→ THE EXERCISE
Return the full listing exactly as it is written.

→ SOURCE DATA
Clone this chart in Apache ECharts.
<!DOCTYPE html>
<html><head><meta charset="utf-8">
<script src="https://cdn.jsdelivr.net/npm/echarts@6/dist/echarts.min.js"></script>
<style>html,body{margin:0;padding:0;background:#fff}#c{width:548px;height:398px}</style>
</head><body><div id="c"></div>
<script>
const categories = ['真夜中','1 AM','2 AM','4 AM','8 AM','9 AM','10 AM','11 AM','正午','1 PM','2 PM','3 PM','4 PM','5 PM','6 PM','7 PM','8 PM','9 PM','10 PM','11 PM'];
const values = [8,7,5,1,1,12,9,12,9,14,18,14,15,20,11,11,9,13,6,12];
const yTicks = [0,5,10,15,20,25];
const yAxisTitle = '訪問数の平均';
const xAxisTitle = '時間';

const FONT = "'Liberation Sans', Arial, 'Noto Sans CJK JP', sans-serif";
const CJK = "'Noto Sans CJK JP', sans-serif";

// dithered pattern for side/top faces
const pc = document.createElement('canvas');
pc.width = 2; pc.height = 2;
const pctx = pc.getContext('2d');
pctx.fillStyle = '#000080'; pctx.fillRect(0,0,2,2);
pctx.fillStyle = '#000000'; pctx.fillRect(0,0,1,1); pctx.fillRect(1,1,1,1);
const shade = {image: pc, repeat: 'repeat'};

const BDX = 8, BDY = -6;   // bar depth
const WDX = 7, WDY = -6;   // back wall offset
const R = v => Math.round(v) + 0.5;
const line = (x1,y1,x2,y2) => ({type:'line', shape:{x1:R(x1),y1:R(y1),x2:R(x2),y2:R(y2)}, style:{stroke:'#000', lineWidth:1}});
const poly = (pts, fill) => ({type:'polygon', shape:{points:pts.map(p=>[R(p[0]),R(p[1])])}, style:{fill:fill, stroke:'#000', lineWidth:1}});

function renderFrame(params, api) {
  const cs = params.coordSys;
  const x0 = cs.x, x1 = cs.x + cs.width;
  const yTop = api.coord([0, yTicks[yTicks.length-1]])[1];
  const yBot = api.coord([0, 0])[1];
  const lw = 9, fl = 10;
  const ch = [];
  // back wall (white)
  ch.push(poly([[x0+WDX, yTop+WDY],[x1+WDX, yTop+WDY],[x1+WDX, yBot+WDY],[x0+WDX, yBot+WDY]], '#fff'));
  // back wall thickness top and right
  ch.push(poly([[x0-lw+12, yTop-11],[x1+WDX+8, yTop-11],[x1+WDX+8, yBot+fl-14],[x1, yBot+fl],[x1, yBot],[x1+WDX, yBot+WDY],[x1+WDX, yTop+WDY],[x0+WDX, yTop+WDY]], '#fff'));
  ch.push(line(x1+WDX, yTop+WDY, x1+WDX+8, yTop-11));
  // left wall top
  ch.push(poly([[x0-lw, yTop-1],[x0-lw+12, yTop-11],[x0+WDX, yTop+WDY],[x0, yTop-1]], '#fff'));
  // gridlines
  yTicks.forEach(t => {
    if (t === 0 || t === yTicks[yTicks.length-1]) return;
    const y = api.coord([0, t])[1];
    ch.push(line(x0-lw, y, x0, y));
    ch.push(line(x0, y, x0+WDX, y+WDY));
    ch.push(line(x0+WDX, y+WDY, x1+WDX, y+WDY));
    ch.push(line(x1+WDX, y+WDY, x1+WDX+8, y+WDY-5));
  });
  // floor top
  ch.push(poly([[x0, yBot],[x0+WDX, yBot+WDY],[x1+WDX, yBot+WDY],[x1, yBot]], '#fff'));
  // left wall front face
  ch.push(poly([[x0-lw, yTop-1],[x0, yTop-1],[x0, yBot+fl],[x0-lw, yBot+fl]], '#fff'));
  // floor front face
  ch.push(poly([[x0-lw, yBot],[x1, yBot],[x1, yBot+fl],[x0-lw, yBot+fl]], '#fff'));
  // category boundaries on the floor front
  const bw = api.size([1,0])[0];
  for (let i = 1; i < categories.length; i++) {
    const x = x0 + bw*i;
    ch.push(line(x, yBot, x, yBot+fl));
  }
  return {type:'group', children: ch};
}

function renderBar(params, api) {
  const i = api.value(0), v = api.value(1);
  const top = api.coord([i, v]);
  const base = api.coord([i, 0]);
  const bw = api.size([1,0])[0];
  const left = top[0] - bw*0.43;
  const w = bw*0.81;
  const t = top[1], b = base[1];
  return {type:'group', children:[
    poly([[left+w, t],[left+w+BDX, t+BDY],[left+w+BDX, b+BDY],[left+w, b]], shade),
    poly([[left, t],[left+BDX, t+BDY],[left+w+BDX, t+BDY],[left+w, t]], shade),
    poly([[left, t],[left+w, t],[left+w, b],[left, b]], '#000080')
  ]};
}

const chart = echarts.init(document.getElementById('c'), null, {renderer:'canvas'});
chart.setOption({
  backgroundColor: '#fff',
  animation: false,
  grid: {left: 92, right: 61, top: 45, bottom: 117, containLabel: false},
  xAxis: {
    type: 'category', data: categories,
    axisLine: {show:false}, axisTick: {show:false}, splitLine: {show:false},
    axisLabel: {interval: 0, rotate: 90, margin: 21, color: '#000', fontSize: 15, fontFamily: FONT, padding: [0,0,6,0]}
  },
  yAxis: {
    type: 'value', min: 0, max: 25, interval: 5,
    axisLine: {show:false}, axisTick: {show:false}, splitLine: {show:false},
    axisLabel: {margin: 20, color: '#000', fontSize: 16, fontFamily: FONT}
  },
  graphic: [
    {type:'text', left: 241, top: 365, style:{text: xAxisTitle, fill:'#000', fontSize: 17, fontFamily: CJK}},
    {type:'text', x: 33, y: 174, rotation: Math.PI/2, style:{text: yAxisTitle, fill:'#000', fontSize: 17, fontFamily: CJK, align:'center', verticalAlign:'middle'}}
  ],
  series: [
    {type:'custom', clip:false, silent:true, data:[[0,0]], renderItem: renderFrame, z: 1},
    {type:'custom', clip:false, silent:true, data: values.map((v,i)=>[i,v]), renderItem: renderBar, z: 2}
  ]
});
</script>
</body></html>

→ RESPONSE
Clone this chart in Apache ECharts.
<!DOCTYPE html>
<html><head><meta charset="utf-8">
<script src="https://cdn.jsdelivr.net/npm/echarts@6/dist/echarts.min.js"></script>
<style>html,body{margin:0;padding:0;background:#fff}#c{width:548px;height:398px}</style>
</head><body><div id="c"></div>
<script>
const categories = ['真夜中','1 AM','2 AM','4 AM','8 AM','9 AM','10 AM','11 AM','正午','1 PM','2 PM','3 PM','4 PM','5 PM','6 PM','7 PM','8 PM','9 PM','10 PM','11 PM'];
const values = [8,7,5,1,1,12,9,12,9,14,18,14,15,20,11,11,9,13,6,12];
const yTicks = [0,5,10,15,20,25];
const yAxisTitle = '訪問数の平均';
const xAxisTitle = '時間';

const FONT = "'Liberation Sans', Arial, 'Noto Sans CJK JP', sans-serif";
const CJK = "'Noto Sans CJK JP', sans-serif";

// dithered pattern for side/top faces
const pc = document.createElement('canvas');
pc.width = 2; pc.height = 2;
const pctx = pc.getContext('2d');
pctx.fillStyle = '#000080'; pctx.fillRect(0,0,2,2);
pctx.fillStyle = '#000000'; pctx.fillRect(0,0,1,1); pctx.fillRect(1,1,1,1);
const shade = {image: pc, repeat: 'repeat'};

const BDX = 8, BDY = -6;   // bar depth
const WDX = 7, WDY = -6;   // back wall offset
const R = v => Math.round(v) + 0.5;
const line = (x1,y1,x2,y2) => ({type:'line', shape:{x1:R(x1),y1:R(y1),x2:R(x2),y2:R(y2)}, style:{stroke:'#000', lineWidth:1}});
const poly = (pts, fill) => ({type:'polygon', shape:{points:pts.map(p=>[R(p[0]),R(p[1])])}, style:{fill:fill, stroke:'#000', lineWidth:1}});

function renderFrame(params, api) {
  const cs = params.coordSys;
  const x0 = cs.x, x1 = cs.x + cs.width;
  const yTop = api.coord([0, yTicks[yTicks.length-1]])[1];
  const yBot = api.coord([0, 0])[1];
  const lw = 9, fl = 10;
  const ch = [];
  // back wall (white)
  ch.push(poly([[x0+WDX, yTop+WDY],[x1+WDX, yTop+WDY],[x1+WDX, yBot+WDY],[x0+WDX, yBot+WDY]], '#fff'));
  // back wall thickness top and right
  ch.push(poly([[x0-lw+12, yTop-11],[x1+WDX+8, yTop-11],[x1+WDX+8, yBot+fl-14],[x1, yBot+fl],[x1, yBot],[x1+WDX, yBot+WDY],[x1+WDX, yTop+WDY],[x0+WDX, yTop+WDY]], '#fff'));
  ch.push(line(x1+WDX, yTop+WDY, x1+WDX+8, yTop-11));
  // left wall top
  ch.push(poly([[x0-lw, yTop-1],[x0-lw+12, yTop-11],[x0+WDX, yTop+WDY],[x0, yTop-1]], '#fff'));
  // gridlines
  yTicks.forEach(t => {
    if (t === 0 || t === yTicks[yTicks.length-1]) return;
    const y = api.coord([0, t])[1];
    ch.push(line(x0-lw, y, x0, y));
    ch.push(line(x0, y, x0+WDX, y+WDY));
    ch.push(line(x0+WDX, y+WDY, x1+WDX, y+WDY));
    ch.push(line(x1+WDX, y+WDY, x1+WDX+8, y+WDY-5));
  });
  // floor top
  ch.push(poly([[x0, yBot],[x0+WDX, yBot+WDY],[x1+WDX, yBot+WDY],[x1, yBot]], '#fff'));
  // left wall front face
  ch.push(poly([[x0-lw, yTop-1],[x0, yTop-1],[x0, yBot+fl],[x0-lw, yBot+fl]], '#fff'));
  // floor front face
  ch.push(poly([[x0-lw, yBot],[x1, yBot],[x1, yBot+fl],[x0-lw, yBot+fl]], '#fff'));
  // category boundaries on the floor front
  const bw = api.size([1,0])[0];
  for (let i = 1; i < categories.length; i++) {
    const x = x0 + bw*i;
    ch.push(line(x, yBot, x, yBot+fl));
  }
  return {type:'group', children: ch};
}

function renderBar(params, api) {
  const i = api.value(0), v = api.value(1);
  const top = api.coord([i, v]);
  const base = api.coord([i, 0]);
  const bw = api.size([1,0])[0];
  const left = top[0] - bw*0.43;
  const w = bw*0.81;
  const t = top[1], b = base[1];
  return {type:'group', children:[
    poly([[left+w, t],[left+w+BDX, t+BDY],[left+w+BDX, b+BDY],[left+w, b]], shade),
    poly([[left, t],[left+BDX, t+BDY],[left+w+BDX, t+BDY],[left+w, t]], shade),
    poly([[left, t],[left+w, t],[left+w, b],[left, b]], '#000080')
  ]};
}

const chart = echarts.init(document.getElementById('c'), null, {renderer:'canvas'});
chart.setOption({
  backgroundColor: '#fff',
  animation: false,
  grid: {left: 92, right: 61, top: 45, bottom: 117, containLabel: false},
  xAxis: {
    type: 'category', data: categories,
    axisLine: {show:false}, axisTick: {show:false}, splitLine: {show:false},
    axisLabel: {interval: 0, rotate: 90, margin: 21, color: '#000', fontSize: 15, fontFamily: FONT, padding: [0,0,6,0]}
  },
  yAxis: {
    type: 'value', min: 0, max: 25, interval: 5,
    axisLine: {show:false}, axisTick: {show:false}, splitLine: {show:false},
    axisLabel: {margin: 20, color: '#000', fontSize: 16, fontFamily: FONT}
  },
  graphic: [
    {type:'text', left: 241, top: 365, style:{text: xAxisTitle, fill:'#000', fontSize: 17, fontFamily: CJK}},
    {type:'text', x: 33, y: 174, rotation: Math.PI/2, style:{text: yAxisTitle, fill:'#000', fontSize: 17, fontFamily: CJK, align:'center', verticalAlign:'middle'}}
  ],
  series: [
    {type:'custom', clip:false, silent:true, data:[[0,0]], renderItem: renderFrame, z: 1},
    {type:'custom', clip:false, silent:true, data: values.map((v,i)=>[i,v]), renderItem: renderBar, z: 2}
  ]
});
</script>
</body></html>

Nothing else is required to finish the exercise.